EXERCISE BRIEF: Locate each line in the records containing "this". Copy it.

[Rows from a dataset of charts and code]

──────

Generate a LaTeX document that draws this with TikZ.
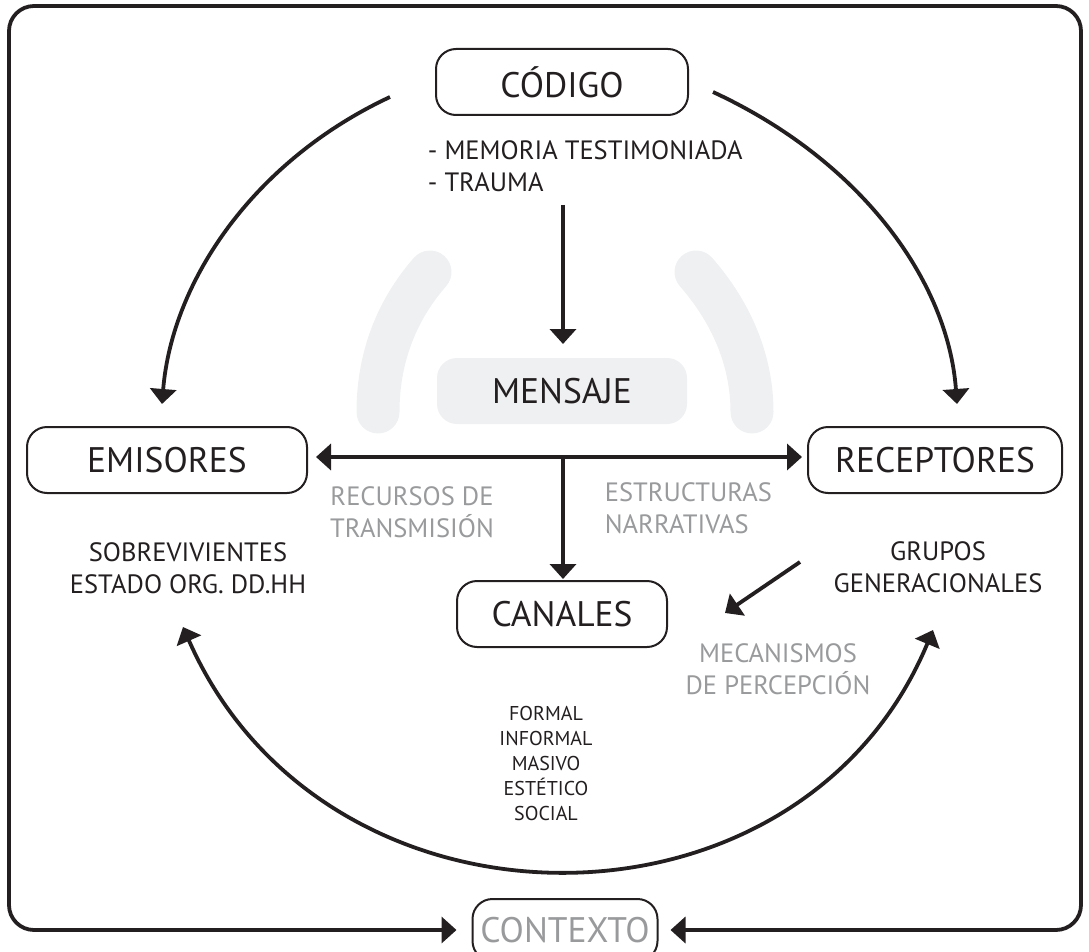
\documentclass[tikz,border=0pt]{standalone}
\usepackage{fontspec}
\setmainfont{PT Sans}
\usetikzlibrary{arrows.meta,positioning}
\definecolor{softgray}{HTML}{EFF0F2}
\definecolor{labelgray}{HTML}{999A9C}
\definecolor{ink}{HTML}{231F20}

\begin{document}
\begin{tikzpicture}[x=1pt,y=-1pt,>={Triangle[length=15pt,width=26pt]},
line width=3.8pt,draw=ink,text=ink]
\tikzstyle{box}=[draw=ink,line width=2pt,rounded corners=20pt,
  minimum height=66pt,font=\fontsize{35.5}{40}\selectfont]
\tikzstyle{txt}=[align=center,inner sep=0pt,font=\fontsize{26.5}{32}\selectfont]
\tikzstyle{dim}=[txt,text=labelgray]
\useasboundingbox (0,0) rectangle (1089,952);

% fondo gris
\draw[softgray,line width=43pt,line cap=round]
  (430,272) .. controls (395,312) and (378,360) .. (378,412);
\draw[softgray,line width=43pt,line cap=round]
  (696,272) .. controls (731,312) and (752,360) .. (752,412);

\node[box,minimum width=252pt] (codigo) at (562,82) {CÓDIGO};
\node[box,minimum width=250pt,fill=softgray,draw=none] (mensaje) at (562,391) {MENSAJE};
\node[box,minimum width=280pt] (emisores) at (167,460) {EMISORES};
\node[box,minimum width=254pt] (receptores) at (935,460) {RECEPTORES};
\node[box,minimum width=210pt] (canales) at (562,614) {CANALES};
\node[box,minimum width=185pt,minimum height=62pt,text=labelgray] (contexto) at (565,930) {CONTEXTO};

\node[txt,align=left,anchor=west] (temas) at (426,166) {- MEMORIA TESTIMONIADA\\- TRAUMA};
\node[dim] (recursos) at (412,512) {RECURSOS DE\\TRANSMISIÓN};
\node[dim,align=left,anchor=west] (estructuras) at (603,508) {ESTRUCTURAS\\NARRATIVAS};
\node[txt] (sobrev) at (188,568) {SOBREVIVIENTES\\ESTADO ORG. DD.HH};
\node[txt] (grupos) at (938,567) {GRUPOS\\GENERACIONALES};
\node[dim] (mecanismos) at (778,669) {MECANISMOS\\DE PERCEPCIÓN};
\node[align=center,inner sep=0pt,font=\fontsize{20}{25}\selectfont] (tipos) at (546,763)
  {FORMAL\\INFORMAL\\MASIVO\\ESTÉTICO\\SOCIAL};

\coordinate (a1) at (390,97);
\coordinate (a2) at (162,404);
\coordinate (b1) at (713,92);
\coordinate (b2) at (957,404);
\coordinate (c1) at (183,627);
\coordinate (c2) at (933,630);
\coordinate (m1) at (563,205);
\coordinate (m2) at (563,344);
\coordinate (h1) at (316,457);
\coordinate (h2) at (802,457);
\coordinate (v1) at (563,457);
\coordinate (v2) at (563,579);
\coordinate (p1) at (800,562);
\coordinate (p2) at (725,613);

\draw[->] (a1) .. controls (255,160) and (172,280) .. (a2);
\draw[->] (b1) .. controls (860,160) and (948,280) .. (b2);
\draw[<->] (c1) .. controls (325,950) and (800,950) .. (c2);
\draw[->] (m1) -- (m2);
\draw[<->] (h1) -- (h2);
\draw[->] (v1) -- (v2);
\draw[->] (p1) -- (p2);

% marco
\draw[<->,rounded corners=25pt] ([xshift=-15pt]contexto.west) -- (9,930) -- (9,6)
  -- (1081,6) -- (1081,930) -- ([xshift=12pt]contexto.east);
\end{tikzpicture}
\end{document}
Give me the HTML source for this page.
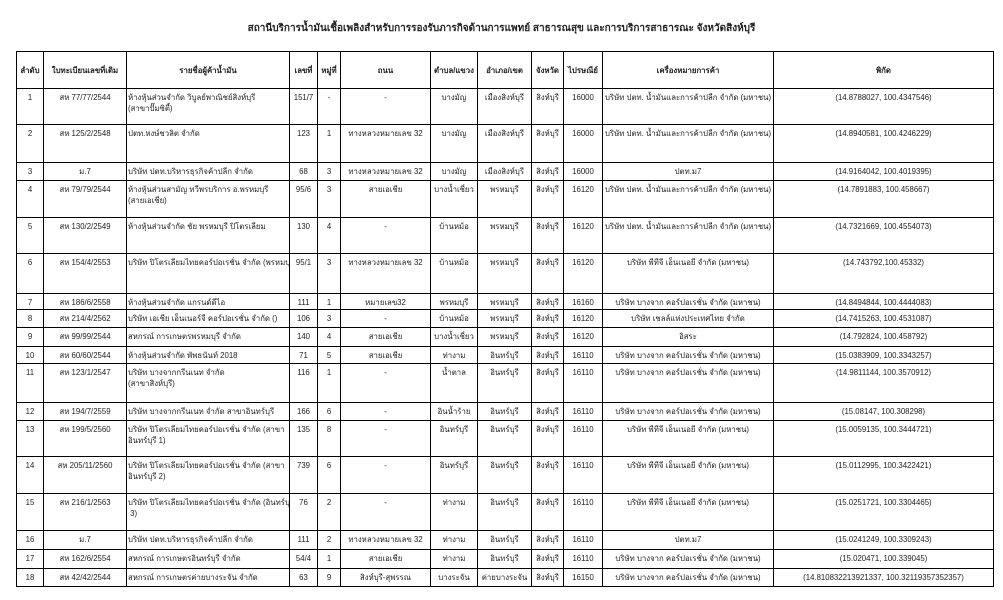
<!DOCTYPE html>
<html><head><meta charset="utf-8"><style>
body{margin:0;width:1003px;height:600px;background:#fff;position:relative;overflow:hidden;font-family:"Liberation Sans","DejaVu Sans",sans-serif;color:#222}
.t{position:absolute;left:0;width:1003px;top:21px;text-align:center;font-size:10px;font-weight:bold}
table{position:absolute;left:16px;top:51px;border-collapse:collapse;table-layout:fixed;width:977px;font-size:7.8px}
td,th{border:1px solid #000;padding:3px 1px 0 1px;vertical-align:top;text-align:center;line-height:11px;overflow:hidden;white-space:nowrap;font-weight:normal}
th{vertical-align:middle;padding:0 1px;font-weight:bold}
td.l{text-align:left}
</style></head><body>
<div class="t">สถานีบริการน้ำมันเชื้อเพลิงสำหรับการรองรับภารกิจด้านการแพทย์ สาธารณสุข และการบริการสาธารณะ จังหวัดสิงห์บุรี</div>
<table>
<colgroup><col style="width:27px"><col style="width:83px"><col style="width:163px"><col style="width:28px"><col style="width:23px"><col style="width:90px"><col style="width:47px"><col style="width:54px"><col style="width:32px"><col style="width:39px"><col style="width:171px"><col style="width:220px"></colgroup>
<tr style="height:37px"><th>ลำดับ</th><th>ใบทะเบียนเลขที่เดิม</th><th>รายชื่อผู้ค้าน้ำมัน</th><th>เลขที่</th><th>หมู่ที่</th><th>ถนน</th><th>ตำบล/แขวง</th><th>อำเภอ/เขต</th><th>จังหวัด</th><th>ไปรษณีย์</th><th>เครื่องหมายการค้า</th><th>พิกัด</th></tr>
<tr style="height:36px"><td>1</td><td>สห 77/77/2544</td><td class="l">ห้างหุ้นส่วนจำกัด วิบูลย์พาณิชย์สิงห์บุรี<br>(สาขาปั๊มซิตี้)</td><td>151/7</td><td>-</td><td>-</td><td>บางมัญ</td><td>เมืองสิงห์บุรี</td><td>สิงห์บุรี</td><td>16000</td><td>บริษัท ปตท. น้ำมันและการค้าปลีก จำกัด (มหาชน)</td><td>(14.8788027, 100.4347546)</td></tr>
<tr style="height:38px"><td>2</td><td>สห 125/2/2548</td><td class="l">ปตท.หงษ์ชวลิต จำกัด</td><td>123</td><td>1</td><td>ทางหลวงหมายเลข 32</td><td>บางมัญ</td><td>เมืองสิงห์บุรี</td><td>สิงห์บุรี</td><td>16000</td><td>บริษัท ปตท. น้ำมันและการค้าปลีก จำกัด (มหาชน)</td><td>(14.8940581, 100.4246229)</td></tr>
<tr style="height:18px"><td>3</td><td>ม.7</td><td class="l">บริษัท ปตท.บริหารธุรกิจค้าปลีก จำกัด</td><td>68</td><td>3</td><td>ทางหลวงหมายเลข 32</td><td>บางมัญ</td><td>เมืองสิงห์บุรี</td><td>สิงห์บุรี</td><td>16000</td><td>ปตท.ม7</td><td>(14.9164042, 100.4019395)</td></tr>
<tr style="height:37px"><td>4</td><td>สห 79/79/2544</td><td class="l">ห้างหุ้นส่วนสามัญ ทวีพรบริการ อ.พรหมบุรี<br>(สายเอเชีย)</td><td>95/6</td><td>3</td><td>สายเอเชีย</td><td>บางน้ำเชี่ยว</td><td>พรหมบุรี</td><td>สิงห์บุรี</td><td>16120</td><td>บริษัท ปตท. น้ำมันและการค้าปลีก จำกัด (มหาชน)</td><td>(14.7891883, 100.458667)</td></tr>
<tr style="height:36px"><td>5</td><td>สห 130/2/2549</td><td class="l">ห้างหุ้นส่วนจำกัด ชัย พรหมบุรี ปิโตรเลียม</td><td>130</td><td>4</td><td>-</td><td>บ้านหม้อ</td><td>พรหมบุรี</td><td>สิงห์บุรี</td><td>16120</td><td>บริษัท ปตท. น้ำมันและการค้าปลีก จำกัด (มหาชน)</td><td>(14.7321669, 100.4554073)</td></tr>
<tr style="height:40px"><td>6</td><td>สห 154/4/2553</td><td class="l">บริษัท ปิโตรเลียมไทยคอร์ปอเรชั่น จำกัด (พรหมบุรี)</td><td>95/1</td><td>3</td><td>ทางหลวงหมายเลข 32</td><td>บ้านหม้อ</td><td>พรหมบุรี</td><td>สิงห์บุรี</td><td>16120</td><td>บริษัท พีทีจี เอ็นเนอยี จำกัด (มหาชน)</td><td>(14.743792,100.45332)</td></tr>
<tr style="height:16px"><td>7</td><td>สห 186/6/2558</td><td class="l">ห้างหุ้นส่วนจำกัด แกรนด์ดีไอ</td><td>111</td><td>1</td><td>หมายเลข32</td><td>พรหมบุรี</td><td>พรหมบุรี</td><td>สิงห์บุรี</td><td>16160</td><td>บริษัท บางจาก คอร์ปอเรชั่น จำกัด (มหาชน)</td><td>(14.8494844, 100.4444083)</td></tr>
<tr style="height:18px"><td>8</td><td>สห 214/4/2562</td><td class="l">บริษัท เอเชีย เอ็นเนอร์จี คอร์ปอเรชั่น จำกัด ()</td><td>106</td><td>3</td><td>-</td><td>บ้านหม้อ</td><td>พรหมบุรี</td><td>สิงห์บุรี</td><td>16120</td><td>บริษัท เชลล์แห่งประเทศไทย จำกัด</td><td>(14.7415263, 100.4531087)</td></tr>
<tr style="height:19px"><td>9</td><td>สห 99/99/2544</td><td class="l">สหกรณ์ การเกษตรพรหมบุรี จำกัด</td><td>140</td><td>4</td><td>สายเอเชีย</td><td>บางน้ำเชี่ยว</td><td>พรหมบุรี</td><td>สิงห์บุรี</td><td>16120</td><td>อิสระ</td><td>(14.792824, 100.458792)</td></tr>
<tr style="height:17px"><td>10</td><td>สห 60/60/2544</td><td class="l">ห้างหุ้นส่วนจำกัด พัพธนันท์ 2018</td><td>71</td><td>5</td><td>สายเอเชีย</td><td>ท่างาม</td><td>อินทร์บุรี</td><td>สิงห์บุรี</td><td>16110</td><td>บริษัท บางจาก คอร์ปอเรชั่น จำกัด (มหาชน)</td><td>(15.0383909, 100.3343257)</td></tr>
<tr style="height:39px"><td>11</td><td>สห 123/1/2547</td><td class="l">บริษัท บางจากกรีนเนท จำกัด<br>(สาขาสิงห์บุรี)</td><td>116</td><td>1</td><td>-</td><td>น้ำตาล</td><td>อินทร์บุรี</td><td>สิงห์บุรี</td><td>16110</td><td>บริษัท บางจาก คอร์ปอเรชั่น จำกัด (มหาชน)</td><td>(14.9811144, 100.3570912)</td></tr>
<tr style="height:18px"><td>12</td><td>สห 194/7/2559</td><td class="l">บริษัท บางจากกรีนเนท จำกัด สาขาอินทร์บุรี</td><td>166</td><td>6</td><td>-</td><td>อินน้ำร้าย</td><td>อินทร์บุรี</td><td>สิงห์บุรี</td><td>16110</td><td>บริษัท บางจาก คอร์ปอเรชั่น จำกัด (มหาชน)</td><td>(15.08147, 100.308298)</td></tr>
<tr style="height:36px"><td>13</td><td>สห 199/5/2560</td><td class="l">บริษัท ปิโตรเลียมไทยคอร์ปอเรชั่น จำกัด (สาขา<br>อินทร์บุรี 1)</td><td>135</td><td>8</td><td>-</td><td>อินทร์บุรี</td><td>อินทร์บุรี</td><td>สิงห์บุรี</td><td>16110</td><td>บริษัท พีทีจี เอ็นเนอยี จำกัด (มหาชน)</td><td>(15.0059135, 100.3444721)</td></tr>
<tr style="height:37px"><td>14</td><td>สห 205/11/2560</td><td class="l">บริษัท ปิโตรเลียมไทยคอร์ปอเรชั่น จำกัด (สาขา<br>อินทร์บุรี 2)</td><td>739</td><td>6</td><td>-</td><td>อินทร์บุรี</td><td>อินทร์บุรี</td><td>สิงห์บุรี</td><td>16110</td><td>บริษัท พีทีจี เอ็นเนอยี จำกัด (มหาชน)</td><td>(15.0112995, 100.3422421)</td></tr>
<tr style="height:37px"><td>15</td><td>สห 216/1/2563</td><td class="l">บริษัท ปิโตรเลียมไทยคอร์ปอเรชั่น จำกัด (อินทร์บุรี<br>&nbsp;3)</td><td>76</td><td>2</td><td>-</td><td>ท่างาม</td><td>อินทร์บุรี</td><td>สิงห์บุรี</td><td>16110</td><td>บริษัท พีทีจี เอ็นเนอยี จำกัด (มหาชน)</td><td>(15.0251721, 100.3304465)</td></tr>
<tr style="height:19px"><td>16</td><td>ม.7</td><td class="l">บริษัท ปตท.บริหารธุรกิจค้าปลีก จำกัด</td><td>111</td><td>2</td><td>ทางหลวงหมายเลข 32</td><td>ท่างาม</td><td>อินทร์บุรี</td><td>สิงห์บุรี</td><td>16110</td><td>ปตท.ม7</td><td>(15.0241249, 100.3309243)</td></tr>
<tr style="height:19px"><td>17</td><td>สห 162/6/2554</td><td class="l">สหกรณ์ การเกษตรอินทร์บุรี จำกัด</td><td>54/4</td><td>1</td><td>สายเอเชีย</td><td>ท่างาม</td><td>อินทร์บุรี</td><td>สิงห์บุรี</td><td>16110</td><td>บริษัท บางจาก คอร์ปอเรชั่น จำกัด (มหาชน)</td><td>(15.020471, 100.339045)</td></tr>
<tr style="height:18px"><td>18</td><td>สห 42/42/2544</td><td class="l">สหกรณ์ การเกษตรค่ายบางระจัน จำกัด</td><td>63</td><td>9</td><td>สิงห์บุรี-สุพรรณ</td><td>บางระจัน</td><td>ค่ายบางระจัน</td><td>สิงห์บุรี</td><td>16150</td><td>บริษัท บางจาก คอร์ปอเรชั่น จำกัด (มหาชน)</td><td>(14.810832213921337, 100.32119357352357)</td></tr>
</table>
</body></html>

──────

THE RESULT:
Generate a LaTeX document that draws this with TikZ.
Give me the HTML source for this page.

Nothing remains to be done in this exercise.